1. Direktur Jenderal harus memberitahukan kepada segenap Negara Anggota dan “associate members” WHO, dan juga pihak-pihak lain yang telah menerima perjanjian sanitasi internasional atau peraturan peraturan dalam daftar pada Pasal 58, tentang pengesahan IHR oleh Majelis Kesehatan.
2. Direktur Jenderal harus juga memberitahu setiap Negara yang telah menerima IHR atau perubahan dari IHR, setiap pemberitahuan yang diterima oleh WHO dari negara anggota sesuai dengan Pasal 60 sampai dengan Pasal 64, dan setiap keputusan yang diambil oleh Majelis Kesehatan sesuai dengan Pasal-62.

Pasal 66 Teks Asli

1. Teks IHR ini dalam bahasa Arab, Cina, Inggeris, Perancis, Rusia dan Spanyol harus sesuai dengan aslinya. Teks asli dari IHR disimpan di WHO.

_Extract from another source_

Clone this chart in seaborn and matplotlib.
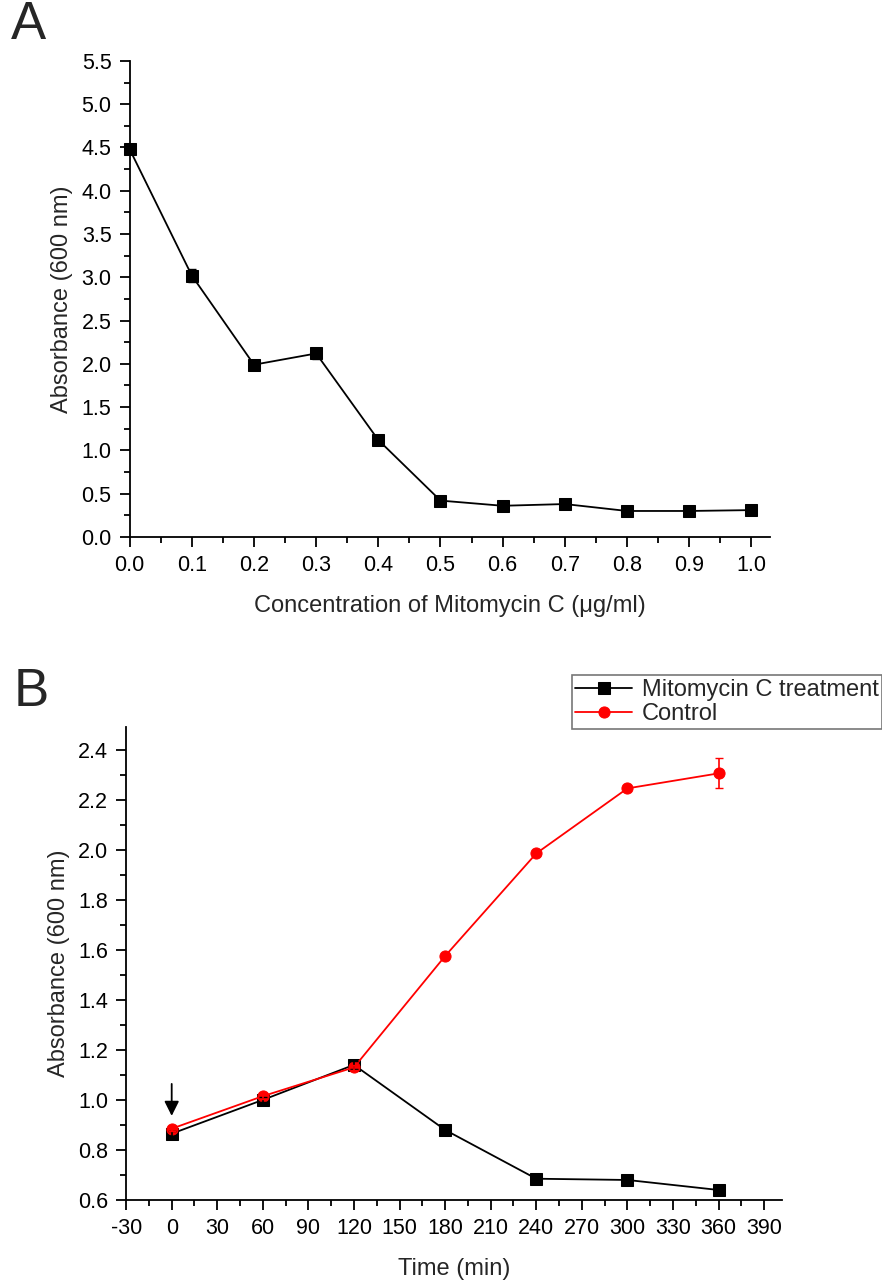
import numpy as np
import pandas as pd
import matplotlib
matplotlib.use("Agg")
import matplotlib.pyplot as plt
import seaborn as sns
from matplotlib.ticker import MultipleLocator, FormatStrFormatter

sns.set_theme(style="ticks")
plt.rcParams['font.family'] = ['Liberation Sans', 'DejaVu Sans']
plt.rcParams['axes.unicode_minus'] = False

# Panel A data
conc = [0.0, 0.1, 0.2, 0.3, 0.4, 0.5, 0.6, 0.7, 0.8, 0.9, 1.0]
abs_a = [4.48, 3.02, 1.99, 2.12, 1.12, 0.42, 0.36, 0.38, 0.30, 0.30, 0.31]
err_a = [0.03, 0.08, 0.04, 0.06, 0.03, 0.02, 0.02, 0.02, 0.02, 0.02, 0.02]

# Panel B data
time = [0, 60, 120, 180, 240, 300, 360]
treat = [0.865, 1.0, 1.14, 0.88, 0.685, 0.68, 0.64]
treat_err = [0.01, 0.01, 0.015, 0.02, 0.015, 0.015, 0.01]
control = [0.885, 1.015, 1.13, 1.575, 1.985, 2.245, 2.305]
control_err = [0.01, 0.01, 0.01, 0.01, 0.01, 0.01, 0.06]

TICK_FS = 15.5
LABEL_FS = 17

fig = plt.figure(figsize=(8.82, 12.83), dpi=100)

def style_axes(ax):
    for s in ['top', 'right']:
        ax.spines[s].set_visible(False)
    for s in ['left', 'bottom']:
        ax.spines[s].set_linewidth(1.3)
        ax.spines[s].set_color('black')
    ax.tick_params(which='major', direction='out', length=7, width=1.3,
                   labelsize=TICK_FS, colors='black', pad=6)
    ax.tick_params(which='minor', direction='out', length=4, width=1.3, colors='black')
    for ln in ax.lines:
        ln.set_clip_on(False)

# Panel A
axA = fig.add_axes([0.147, 0.5815, 0.726, 0.371])
dfA = pd.DataFrame({'conc': conc, 'abs': abs_a})
sns.lineplot(data=dfA, x='conc', y='abs', ax=axA, color='black', marker='s',
             markersize=8, markeredgecolor='black', linewidth=1.3)
axA.errorbar(conc, abs_a, yerr=err_a, fmt='none', ecolor='black', elinewidth=1.2, capsize=3)
axA.set_xlim(0, 1.03)
axA.set_ylim(0, 5.5)
axA.xaxis.set_major_locator(MultipleLocator(0.1))
axA.xaxis.set_minor_locator(MultipleLocator(0.05))
axA.yaxis.set_major_locator(MultipleLocator(0.5))
axA.yaxis.set_minor_locator(MultipleLocator(0.25))
axA.xaxis.set_major_formatter(FormatStrFormatter('%.1f'))
axA.yaxis.set_major_formatter(FormatStrFormatter('%.1f'))
axA.set_xlabel('Concentration of Mitomycin C (\u03bcg/ml)', fontsize=LABEL_FS, labelpad=14)
axA.set_ylabel('Absorbance (600 nm)', fontsize=LABEL_FS, labelpad=6)
style_axes(axA)
fig.text(0.012, 0.9805, 'A', fontsize=38, ha='left', va='center')

# Panel B
axB = fig.add_axes([0.143, 0.0647, 0.744, 0.3686])
dfB = pd.DataFrame({
    'time': time * 2,
    'abs': treat + control,
    'group': ['Mitomycin C treatment'] * len(time) + ['Control'] * len(time),
})
sns.lineplot(data=dfB, x='time', y='abs', hue='group', style='group', ax=axB,
             palette={'Mitomycin C treatment': 'black', 'Control': 'red'},
             markers={'Mitomycin C treatment': 's', 'Control': 'o'},
             dashes=False, markersize=8, linewidth=1.3)
for ln in axB.lines:
    ln.set_markeredgecolor(ln.get_color())
axB.errorbar(time, treat, yerr=treat_err, fmt='none', ecolor='black', elinewidth=1.2, capsize=3)
axB.errorbar(time, control, yerr=control_err, fmt='none', ecolor='red', elinewidth=1.2, capsize=3)
axB.set_xlim(-30, 402)
axB.set_ylim(0.6, 2.49)
axB.xaxis.set_major_locator(MultipleLocator(30))
axB.xaxis.set_minor_locator(MultipleLocator(15))
axB.yaxis.set_major_locator(MultipleLocator(0.2))
axB.yaxis.set_minor_locator(MultipleLocator(0.1))
axB.yaxis.set_major_formatter(FormatStrFormatter('%.1f'))
axB.set_xlabel('Time (min)', fontsize=LABEL_FS, labelpad=14)
axB.set_ylabel('Absorbance (600 nm)', fontsize=LABEL_FS, labelpad=6)
style_axes(axB)
axB.annotate('', xy=(0, 0.925), xytext=(0, 1.075),
             arrowprops=dict(arrowstyle='-|>', color='black', lw=1.3, mutation_scale=22))

handles, labels = axB.get_legend_handles_labels()
if axB.get_legend():
    axB.get_legend().remove()
leg = fig.legend(handles, labels, loc='upper right', bbox_to_anchor=(1.0, 0.4735),
                 fontsize=LABEL_FS, frameon=True, fancybox=False, borderpad=0.15,
                 handlelength=2.4, handletextpad=0.4, labelspacing=0.1, borderaxespad=0)
leg.get_frame().set_edgecolor('#555555')
leg.get_frame().set_linewidth(1.2)
fig.text(0.015, 0.4606, 'B', fontsize=38, ha='left', va='center')

fig.savefig('out.png', dpi=100, facecolor='white')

2. Direktur Jenderal harus mengirimkan, dengan pemberitahuan sesuai dengan paragraf 1 Pasal 59, salinan resmi IHR kepada seluruh anggota dan “associate members”, dan juga kepada pihak lain yang telah menerima perjanjian sanitasi internasional atau peraturan yang tertera pada daftar di Pasal 58.
3. Pada waktu IHR ini diberlakukan, Direktur Jenderal harus mengirimkan salinan resminya kepada Sekretaris Jenderal PBB untuk pendaftaran sesuai dengan Pasal 102 Piagam PBB.